Numerical Results and Defense Evaluation
Numerical experiments confirm that label-only attacks can perform as effectively as traditional confidence-based attacks. They are particularly effective against defenses like MemGuard and adversarial regularization, which aim to mask confidence scores. This analysis is compelling as the performance of these defenses against confidence-vector attacks drops significantly, whereas label-only attacks continue to perform with high accuracy, suggesting that existing defenses are inadequate. Notably, only differential privacy and strong ℓ2 regularization present significant obstacles to MI attacks, including both in-label only scenarios and augmented data training.
Implications and Future Directions
This research indicates that ML systems need more robust defenses against MI attacks, highlighting the insufficiency of current measures that modify confidence scores without fundamentally addressing overfitting. The exploration into the label-only domain opens pathways for further inquiry into attack strategies where adversaries have even more limited access, and the results suggest broader evaluations of defenses in real-world applications might be necessary.

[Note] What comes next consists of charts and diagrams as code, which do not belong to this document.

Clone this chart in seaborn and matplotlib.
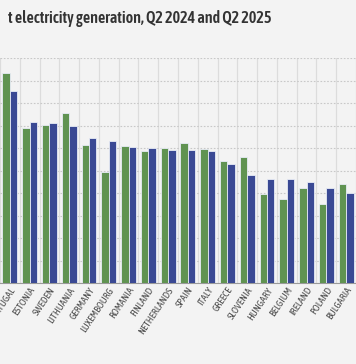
import matplotlib
matplotlib.use("Agg")
import matplotlib.pyplot as plt
from matplotlib import font_manager
import seaborn as sns
import pandas as pd

#---------------------------Data-------------------------------
countries = ["PORTUGAL", "ESTONIA", "SWEDEN", "LITHUANIA", "GERMANY", "LUXEMBOURG",
             "ROMANIA", "FINLAND", "NETHERLANDS", "SPAIN", "ITALY", "GREECE",
             "SLOVENIA", "HUNGARY", "BELGIUM", "IRELAND", "POLAND", "BULGARIA"]
q2_2024 = [93.3, 68.8, 70.5, 75.7, 61.4, 49.5, 60.8, 58.7, 60.1, 62.2, 59.5, 54.2,
           55.9, 39.5, 37.2, 42.3, 35.0, 44.1]
q2_2025 = [85.6, 71.5, 71.1, 69.9, 64.7, 63.3, 60.7, 59.9, 59.2, 59.2, 58.6, 52.8,
           48.2, 46.4, 46.4, 44.8, 42.1, 40.2]
periods = ["Q2 2024", "Q2 2025"]
title = "t electricity generation, Q2 2024 and Q2 2025"

green = "#5a9e46"
blue = "#2b3fa3"
bg = "#f3f3f3"

df = pd.DataFrame({"country": countries * 2,
                   "period": [periods[0]] * len(countries) + [periods[1]] * len(countries),
                   "value": q2_2024 + q2_2025})

# pick a condensed font if one is around
have = set(f.name for f in font_manager.fontManager.ttflist)
font = "DejaVu Sans"
for cand in ["Asap Condensed", "Barlow Condensed", "Archivo Narrow", "Liberation Sans Narrow"]:
    if cand in have:
        font = cand
        break

#---------------------------Plot-------------------------------
sns.set_style("white")
plt.rcParams["font.family"] = [font, "DejaVu Sans"]

fig = plt.figure(figsize=(3.56, 3.64), dpi=100, facecolor=bg)
ax = fig.add_axes([0, 0.2225, 1, 0.6173])
ax.set_facecolor(bg)

sns.barplot(data=df, x="country", y="value", hue="period", order=countries,
            palette=[green, blue], width=0.75, edgecolor="#e8ecf6", linewidth=0.6,
            legend=False, ax=ax, zorder=3)

ax.set_ylim(0, 100)
ax.set_yticks(range(0, 101, 10))
ax.set_xlim(-0.11, 17.05)
ax.set_xticks([i + 0.5 for i in range(-1, len(countries))], minor=True)
ax.grid(axis="y", which="major", linestyle=(0, (1.5, 1.5)), color="#c8c8c8", linewidth=0.8, zorder=0)
ax.grid(axis="x", which="minor", linestyle="-", color="#dcdcdc", linewidth=0.9, zorder=0)
ax.grid(axis="x", which="major", visible=False)
ax.tick_params(axis="x", which="both", length=0, pad=2)
ax.tick_params(axis="y", left=False, labelleft=False)
ax.set_xticks(range(len(countries)))
ax.set_xticklabels(countries, rotation=56, ha="right", rotation_mode="anchor",
                   fontsize=7.2, color="#4a4a4a")
ax.set_xlabel("")
ax.set_ylabel("")
for s in ["top", "left", "right"]:
    ax.spines[s].set_visible(False)
ax.spines["bottom"].set_color("#9a9a9a")
ax.spines["bottom"].set_linewidth(0.8)

fig.text(0.022, 0.948, title, fontsize=11.5, fontweight="semibold", color="#333333",
         ha="left", va="center")

fig.savefig("out.png", dpi=100, facecolor=bg)
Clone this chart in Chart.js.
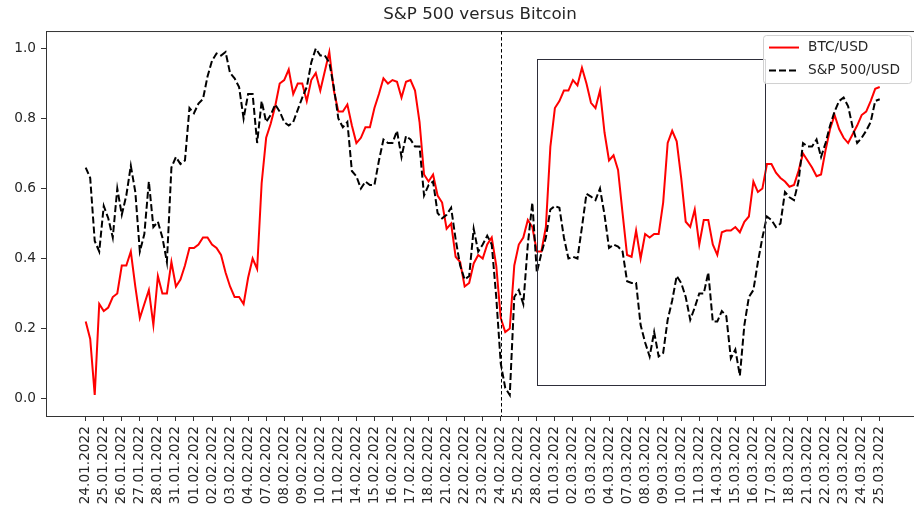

For future AI developments, exploring the interplay between adversarial robustness and MI attack efficiency could yield insights for mitigating privacy risks. It calls into attention the vital balance between model accuracy and privacy guarantees, advocating for methodologies that protect against MI through improved generalization without compromising performance.
In conclusion, the paper delivers a foundational leap in understanding model vulnerabilities in label-only query environments, challenging conventional defense approaches. This paper's insights are invaluable for researchers striving to fortify ML models against privacy-invasive MI attacks across various deployment scenarios.